THE RECORDS
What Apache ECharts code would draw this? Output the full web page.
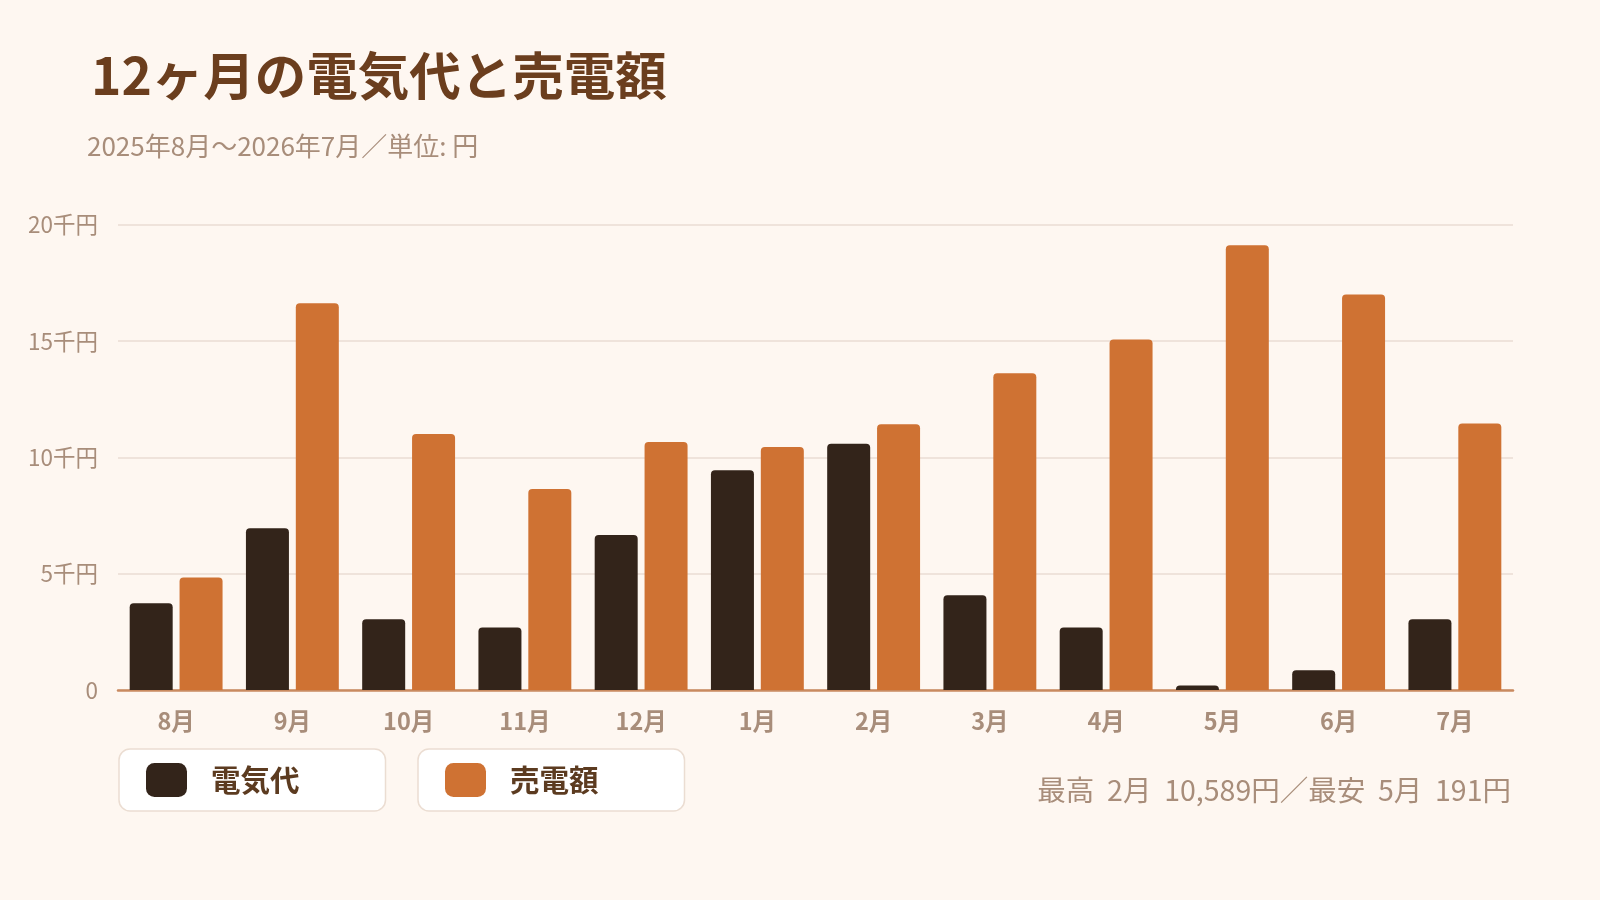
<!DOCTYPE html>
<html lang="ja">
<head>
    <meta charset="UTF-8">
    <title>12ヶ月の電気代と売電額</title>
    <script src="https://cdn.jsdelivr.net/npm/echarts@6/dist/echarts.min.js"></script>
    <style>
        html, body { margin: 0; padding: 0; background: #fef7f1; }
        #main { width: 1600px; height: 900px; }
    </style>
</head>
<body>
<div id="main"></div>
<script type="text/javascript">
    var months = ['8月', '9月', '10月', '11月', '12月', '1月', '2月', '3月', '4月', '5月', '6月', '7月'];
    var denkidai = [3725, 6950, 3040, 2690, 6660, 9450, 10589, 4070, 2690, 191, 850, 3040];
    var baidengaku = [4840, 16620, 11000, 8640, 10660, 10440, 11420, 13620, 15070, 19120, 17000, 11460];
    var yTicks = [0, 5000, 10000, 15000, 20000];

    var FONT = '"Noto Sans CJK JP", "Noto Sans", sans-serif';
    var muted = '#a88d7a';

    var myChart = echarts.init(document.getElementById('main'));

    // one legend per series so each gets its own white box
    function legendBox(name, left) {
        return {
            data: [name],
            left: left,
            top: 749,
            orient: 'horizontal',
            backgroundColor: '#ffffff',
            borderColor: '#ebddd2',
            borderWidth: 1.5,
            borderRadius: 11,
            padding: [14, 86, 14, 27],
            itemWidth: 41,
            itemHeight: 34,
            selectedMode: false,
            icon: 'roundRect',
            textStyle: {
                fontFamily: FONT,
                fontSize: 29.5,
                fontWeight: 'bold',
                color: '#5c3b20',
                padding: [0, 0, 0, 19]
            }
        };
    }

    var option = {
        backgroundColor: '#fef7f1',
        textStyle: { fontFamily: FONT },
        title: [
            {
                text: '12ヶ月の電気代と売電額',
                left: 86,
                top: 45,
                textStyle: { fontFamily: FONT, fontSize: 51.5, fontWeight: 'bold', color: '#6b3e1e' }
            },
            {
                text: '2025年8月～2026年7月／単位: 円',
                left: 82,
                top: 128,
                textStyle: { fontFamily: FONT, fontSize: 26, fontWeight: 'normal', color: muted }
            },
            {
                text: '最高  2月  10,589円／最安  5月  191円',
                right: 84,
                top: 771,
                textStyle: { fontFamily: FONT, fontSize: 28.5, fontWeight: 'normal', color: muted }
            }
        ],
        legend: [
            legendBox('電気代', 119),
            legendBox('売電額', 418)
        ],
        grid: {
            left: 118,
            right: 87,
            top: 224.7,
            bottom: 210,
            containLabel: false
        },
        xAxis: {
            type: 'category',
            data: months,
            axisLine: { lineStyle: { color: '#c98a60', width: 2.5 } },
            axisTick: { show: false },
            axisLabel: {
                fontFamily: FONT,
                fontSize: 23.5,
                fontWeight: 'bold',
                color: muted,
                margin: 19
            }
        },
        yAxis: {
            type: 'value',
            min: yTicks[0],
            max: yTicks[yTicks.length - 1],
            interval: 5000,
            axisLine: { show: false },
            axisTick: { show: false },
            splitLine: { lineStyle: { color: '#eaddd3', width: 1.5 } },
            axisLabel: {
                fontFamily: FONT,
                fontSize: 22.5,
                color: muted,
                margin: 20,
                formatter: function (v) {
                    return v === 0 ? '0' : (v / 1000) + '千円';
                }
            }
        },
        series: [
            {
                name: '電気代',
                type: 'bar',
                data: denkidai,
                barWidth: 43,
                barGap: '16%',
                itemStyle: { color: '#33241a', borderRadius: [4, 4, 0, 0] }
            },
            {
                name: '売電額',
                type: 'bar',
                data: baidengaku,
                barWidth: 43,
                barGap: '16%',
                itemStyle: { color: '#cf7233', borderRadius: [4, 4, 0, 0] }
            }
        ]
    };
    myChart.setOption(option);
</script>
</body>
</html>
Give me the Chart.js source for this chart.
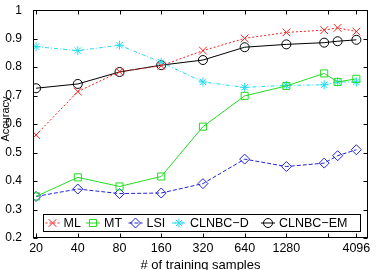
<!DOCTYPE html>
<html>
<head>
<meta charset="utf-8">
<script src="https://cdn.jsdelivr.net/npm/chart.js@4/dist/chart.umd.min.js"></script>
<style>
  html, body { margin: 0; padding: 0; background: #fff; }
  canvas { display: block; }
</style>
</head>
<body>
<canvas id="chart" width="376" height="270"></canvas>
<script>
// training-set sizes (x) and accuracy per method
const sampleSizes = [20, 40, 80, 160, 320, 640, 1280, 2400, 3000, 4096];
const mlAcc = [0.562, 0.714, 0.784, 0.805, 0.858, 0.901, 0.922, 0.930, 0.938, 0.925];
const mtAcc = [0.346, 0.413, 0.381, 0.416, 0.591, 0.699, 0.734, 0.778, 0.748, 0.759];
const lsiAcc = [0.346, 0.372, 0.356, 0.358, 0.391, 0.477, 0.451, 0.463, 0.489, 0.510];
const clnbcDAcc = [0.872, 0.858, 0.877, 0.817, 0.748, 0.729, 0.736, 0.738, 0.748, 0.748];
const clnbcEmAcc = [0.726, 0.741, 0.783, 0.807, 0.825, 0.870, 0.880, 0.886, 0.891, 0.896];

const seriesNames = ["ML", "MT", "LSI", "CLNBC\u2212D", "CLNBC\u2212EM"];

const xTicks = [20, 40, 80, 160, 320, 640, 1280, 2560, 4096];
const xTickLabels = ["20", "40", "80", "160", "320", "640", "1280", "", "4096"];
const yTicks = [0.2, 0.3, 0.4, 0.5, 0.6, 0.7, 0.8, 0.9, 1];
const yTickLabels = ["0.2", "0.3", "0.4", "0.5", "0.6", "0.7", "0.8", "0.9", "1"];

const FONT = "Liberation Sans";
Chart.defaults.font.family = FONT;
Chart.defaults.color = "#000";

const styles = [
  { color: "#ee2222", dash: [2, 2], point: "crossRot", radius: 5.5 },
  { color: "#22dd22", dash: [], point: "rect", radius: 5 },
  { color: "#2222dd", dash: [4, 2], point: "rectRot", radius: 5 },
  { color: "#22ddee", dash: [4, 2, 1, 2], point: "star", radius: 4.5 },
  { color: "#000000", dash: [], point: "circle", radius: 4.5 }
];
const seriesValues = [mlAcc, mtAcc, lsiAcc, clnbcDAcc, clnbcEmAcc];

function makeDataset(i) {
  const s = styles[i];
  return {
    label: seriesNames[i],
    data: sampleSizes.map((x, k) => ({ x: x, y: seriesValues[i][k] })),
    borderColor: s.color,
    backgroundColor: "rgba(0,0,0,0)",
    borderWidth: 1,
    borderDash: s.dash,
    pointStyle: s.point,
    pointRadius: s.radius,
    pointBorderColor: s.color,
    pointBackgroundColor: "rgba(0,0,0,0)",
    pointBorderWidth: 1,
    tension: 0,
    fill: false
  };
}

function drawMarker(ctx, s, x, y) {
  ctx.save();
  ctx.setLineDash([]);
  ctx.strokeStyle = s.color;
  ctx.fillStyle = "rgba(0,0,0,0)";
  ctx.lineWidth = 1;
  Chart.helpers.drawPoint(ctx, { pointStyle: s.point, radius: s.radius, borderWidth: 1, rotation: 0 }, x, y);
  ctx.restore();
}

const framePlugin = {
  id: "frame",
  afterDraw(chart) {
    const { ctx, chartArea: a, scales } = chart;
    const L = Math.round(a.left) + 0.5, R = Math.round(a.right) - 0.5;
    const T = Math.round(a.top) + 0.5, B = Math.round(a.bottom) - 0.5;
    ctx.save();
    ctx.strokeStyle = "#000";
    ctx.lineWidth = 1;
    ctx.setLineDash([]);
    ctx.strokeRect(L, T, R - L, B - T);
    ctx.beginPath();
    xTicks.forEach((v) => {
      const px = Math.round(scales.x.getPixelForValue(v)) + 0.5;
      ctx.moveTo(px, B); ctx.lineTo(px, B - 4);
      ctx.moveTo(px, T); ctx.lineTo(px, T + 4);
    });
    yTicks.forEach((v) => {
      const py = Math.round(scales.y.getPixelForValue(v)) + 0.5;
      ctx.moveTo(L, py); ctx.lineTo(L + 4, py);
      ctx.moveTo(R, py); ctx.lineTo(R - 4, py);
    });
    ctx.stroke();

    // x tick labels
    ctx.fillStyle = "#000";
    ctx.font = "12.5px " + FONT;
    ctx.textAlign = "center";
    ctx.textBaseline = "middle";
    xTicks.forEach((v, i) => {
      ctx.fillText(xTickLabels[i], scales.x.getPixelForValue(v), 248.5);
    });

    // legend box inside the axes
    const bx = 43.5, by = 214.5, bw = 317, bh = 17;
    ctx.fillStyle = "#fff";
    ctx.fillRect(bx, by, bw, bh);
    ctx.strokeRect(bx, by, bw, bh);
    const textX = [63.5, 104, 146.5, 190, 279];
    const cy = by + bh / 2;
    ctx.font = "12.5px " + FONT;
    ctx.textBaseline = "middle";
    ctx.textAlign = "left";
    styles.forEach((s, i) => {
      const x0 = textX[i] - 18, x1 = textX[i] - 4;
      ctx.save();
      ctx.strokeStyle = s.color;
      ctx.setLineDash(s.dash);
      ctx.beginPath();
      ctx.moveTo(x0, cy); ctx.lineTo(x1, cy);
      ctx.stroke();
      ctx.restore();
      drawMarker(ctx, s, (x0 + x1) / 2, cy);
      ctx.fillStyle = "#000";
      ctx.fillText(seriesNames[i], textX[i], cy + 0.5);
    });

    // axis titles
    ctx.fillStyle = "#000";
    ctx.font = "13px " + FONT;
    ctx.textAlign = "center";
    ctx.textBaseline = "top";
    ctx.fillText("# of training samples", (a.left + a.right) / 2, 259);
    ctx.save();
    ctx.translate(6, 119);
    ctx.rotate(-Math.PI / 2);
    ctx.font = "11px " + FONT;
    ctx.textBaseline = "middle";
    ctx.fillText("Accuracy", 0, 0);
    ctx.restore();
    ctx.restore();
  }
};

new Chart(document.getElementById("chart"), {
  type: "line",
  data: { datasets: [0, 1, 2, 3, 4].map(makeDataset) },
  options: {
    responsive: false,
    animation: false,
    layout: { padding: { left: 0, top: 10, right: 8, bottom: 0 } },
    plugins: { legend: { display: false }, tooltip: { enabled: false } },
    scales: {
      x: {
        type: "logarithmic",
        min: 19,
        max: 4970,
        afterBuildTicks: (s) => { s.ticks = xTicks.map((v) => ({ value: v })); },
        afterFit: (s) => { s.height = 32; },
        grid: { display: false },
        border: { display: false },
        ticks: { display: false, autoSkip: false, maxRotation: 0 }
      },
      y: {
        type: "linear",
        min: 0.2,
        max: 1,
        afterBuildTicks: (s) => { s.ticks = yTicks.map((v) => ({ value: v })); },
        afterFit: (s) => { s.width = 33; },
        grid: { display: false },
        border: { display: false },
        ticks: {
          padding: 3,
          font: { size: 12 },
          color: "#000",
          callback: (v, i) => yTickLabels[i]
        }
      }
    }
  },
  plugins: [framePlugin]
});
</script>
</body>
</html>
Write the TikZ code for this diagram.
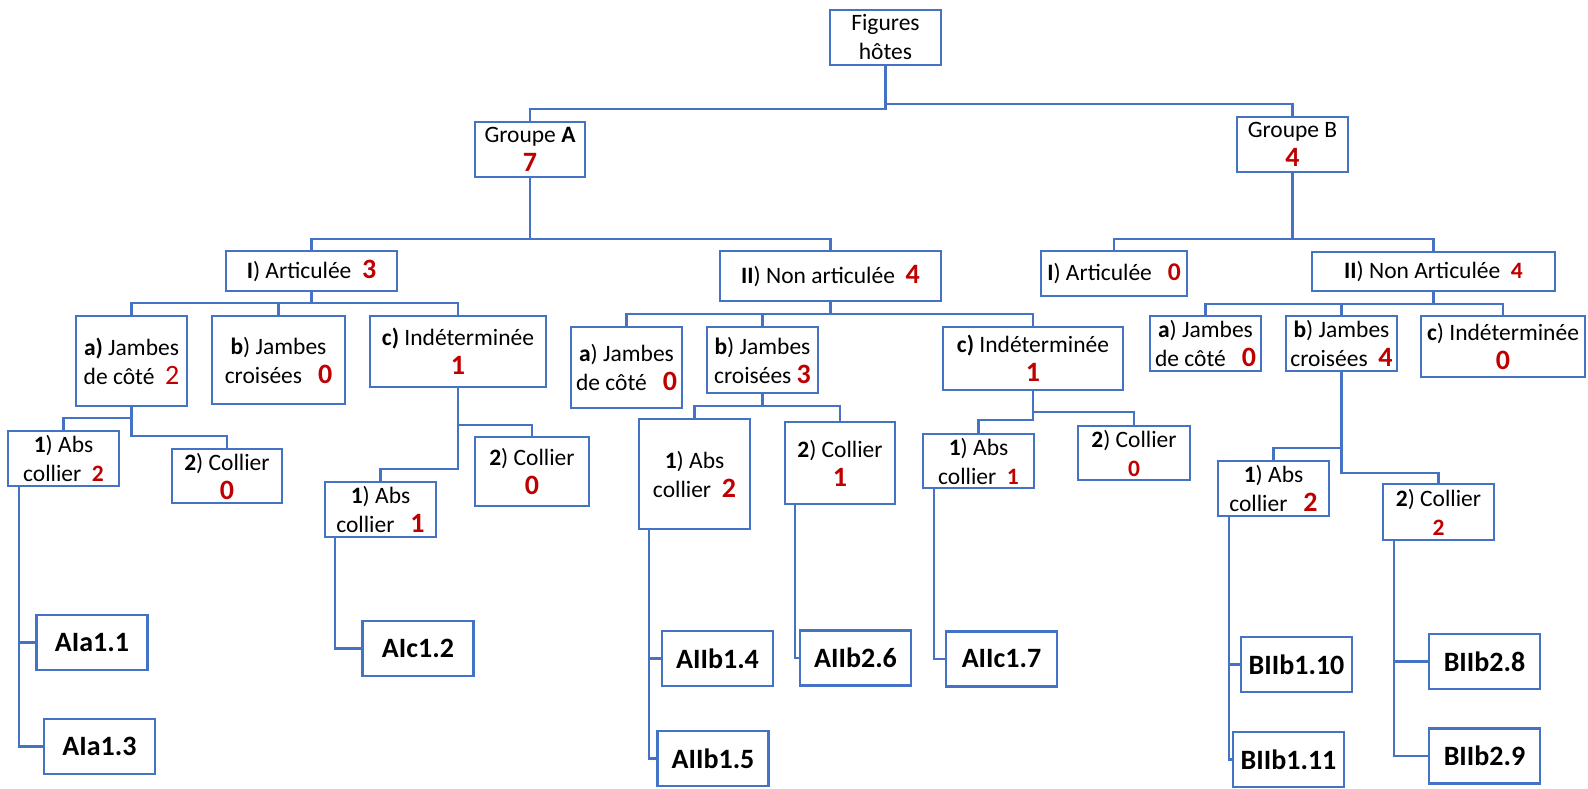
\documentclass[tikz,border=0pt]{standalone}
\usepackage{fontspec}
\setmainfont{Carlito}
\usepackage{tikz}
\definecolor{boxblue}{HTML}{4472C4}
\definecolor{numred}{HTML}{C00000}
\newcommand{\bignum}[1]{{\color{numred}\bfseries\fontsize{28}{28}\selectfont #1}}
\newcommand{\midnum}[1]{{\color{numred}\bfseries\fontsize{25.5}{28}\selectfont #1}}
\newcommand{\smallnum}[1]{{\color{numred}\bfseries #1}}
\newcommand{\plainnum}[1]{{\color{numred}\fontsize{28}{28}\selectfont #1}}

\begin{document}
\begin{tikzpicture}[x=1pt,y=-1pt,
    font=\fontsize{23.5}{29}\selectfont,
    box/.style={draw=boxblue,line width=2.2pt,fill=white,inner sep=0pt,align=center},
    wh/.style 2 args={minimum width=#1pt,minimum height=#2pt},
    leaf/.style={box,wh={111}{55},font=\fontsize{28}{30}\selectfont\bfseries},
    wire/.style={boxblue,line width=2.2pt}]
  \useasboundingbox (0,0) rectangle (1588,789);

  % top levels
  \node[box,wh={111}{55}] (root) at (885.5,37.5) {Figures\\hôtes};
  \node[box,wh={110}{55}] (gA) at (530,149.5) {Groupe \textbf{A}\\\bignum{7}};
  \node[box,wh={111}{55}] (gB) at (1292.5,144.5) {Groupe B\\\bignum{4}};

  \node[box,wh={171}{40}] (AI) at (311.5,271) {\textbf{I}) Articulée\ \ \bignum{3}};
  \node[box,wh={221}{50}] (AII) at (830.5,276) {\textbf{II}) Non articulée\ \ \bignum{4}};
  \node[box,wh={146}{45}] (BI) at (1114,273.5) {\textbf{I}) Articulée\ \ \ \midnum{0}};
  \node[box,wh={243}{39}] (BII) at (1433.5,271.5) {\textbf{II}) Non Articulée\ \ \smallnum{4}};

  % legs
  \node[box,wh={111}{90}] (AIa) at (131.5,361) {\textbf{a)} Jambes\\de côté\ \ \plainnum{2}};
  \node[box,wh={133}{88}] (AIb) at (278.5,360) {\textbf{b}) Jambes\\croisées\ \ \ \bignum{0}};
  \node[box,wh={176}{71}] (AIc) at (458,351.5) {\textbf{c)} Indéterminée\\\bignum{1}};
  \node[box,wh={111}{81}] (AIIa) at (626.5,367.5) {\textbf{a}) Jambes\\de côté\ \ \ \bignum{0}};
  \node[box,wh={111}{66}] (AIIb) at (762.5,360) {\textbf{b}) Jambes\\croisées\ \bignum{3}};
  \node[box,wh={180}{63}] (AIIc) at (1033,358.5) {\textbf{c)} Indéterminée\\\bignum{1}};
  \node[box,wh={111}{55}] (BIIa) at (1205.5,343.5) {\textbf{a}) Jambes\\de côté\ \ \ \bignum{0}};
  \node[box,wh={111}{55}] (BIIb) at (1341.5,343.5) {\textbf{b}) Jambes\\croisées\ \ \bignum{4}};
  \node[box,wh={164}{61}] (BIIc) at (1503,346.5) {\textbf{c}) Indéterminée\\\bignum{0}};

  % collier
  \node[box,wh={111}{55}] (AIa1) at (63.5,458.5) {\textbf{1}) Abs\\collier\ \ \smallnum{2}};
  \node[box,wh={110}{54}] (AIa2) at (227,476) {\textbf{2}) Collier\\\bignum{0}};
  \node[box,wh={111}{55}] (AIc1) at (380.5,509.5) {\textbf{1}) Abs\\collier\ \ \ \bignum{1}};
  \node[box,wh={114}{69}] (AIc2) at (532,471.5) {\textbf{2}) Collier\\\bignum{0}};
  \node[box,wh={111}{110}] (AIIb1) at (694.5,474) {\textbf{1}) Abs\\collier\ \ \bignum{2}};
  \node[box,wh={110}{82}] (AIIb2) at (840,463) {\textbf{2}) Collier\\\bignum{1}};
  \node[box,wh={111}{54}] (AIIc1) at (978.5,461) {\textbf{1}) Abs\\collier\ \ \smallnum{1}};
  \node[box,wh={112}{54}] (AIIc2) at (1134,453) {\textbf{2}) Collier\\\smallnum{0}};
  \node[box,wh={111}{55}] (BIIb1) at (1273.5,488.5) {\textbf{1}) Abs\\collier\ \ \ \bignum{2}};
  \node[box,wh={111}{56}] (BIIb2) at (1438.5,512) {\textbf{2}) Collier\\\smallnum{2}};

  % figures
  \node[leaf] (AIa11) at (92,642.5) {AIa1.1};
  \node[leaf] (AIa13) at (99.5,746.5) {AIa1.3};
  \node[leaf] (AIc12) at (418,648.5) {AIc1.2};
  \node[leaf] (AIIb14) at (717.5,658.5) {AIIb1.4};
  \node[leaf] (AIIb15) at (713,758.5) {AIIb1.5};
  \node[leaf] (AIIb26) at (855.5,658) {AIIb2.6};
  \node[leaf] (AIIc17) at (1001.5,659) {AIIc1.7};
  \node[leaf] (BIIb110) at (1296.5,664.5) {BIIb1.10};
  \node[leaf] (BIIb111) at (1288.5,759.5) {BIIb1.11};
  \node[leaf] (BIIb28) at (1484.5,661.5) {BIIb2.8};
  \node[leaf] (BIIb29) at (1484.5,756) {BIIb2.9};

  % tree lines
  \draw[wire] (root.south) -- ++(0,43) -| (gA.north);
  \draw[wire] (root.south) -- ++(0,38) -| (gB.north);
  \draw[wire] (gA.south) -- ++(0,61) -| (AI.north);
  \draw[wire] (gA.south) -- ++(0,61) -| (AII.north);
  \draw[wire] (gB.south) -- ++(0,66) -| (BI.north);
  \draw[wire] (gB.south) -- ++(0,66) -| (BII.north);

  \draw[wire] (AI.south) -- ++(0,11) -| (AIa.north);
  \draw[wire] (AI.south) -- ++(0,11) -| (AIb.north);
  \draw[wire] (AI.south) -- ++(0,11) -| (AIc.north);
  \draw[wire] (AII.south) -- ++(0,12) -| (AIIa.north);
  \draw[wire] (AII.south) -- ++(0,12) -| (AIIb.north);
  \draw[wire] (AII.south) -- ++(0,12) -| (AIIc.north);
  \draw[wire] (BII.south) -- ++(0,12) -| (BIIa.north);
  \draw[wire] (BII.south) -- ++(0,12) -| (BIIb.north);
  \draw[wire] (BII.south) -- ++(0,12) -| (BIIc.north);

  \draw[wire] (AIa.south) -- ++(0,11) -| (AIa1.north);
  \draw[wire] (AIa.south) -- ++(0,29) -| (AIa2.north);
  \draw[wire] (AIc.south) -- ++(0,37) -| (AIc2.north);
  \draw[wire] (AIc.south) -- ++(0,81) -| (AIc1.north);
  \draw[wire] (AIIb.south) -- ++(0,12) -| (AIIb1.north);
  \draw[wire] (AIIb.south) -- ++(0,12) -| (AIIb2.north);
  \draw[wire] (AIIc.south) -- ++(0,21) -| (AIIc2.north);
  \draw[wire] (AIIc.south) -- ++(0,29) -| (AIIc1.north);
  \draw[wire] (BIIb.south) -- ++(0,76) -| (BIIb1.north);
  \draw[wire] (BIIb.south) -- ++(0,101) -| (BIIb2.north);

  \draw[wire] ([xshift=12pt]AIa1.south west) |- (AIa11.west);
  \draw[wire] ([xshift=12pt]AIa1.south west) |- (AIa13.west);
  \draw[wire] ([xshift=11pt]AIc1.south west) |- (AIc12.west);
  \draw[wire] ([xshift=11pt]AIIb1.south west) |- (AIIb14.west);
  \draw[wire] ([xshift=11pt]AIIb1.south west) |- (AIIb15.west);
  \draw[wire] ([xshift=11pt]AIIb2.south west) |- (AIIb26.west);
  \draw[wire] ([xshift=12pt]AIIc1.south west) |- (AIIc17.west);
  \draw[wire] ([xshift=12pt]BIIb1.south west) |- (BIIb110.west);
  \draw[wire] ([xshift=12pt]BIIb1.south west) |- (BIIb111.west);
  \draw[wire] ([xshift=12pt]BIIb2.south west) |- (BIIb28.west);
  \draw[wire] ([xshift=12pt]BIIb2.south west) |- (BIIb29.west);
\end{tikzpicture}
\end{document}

PROBLEM DETAILS
Please reproduce the listing exactly from its opening line through the line that contains "var yTicks = [0, 5000, 10000, 15000, 20000];", both included, with all pictures omitted.

IN RESPONSE
What Apache ECharts code would draw this? Output the full web page.
<!DOCTYPE html>
<html lang="ja">
<head>
    <meta charset="UTF-8">
    <title>12ヶ月の電気代と売電額</title>
    <script src="https://cdn.jsdelivr.net/npm/echarts@6/dist/echarts.min.js"></script>
    <style>
        html, body { margin: 0; padding: 0; background: #fef7f1; }
        #main { width: 1600px; height: 900px; }
    </style>
</head>
<body>
<div id="main"></div>
<script type="text/javascript">
    var months = ['8月', '9月', '10月', '11月', '12月', '1月', '2月', '3月', '4月', '5月', '6月', '7月'];
    var denkidai = [3725, 6950, 3040, 2690, 6660, 9450, 10589, 4070, 2690, 191, 850, 3040];
    var baidengaku = [4840, 16620, 11000, 8640, 10660, 10440, 11420, 13620, 15070, 19120, 17000, 11460];
    var yTicks = [0, 5000, 10000, 15000, 20000];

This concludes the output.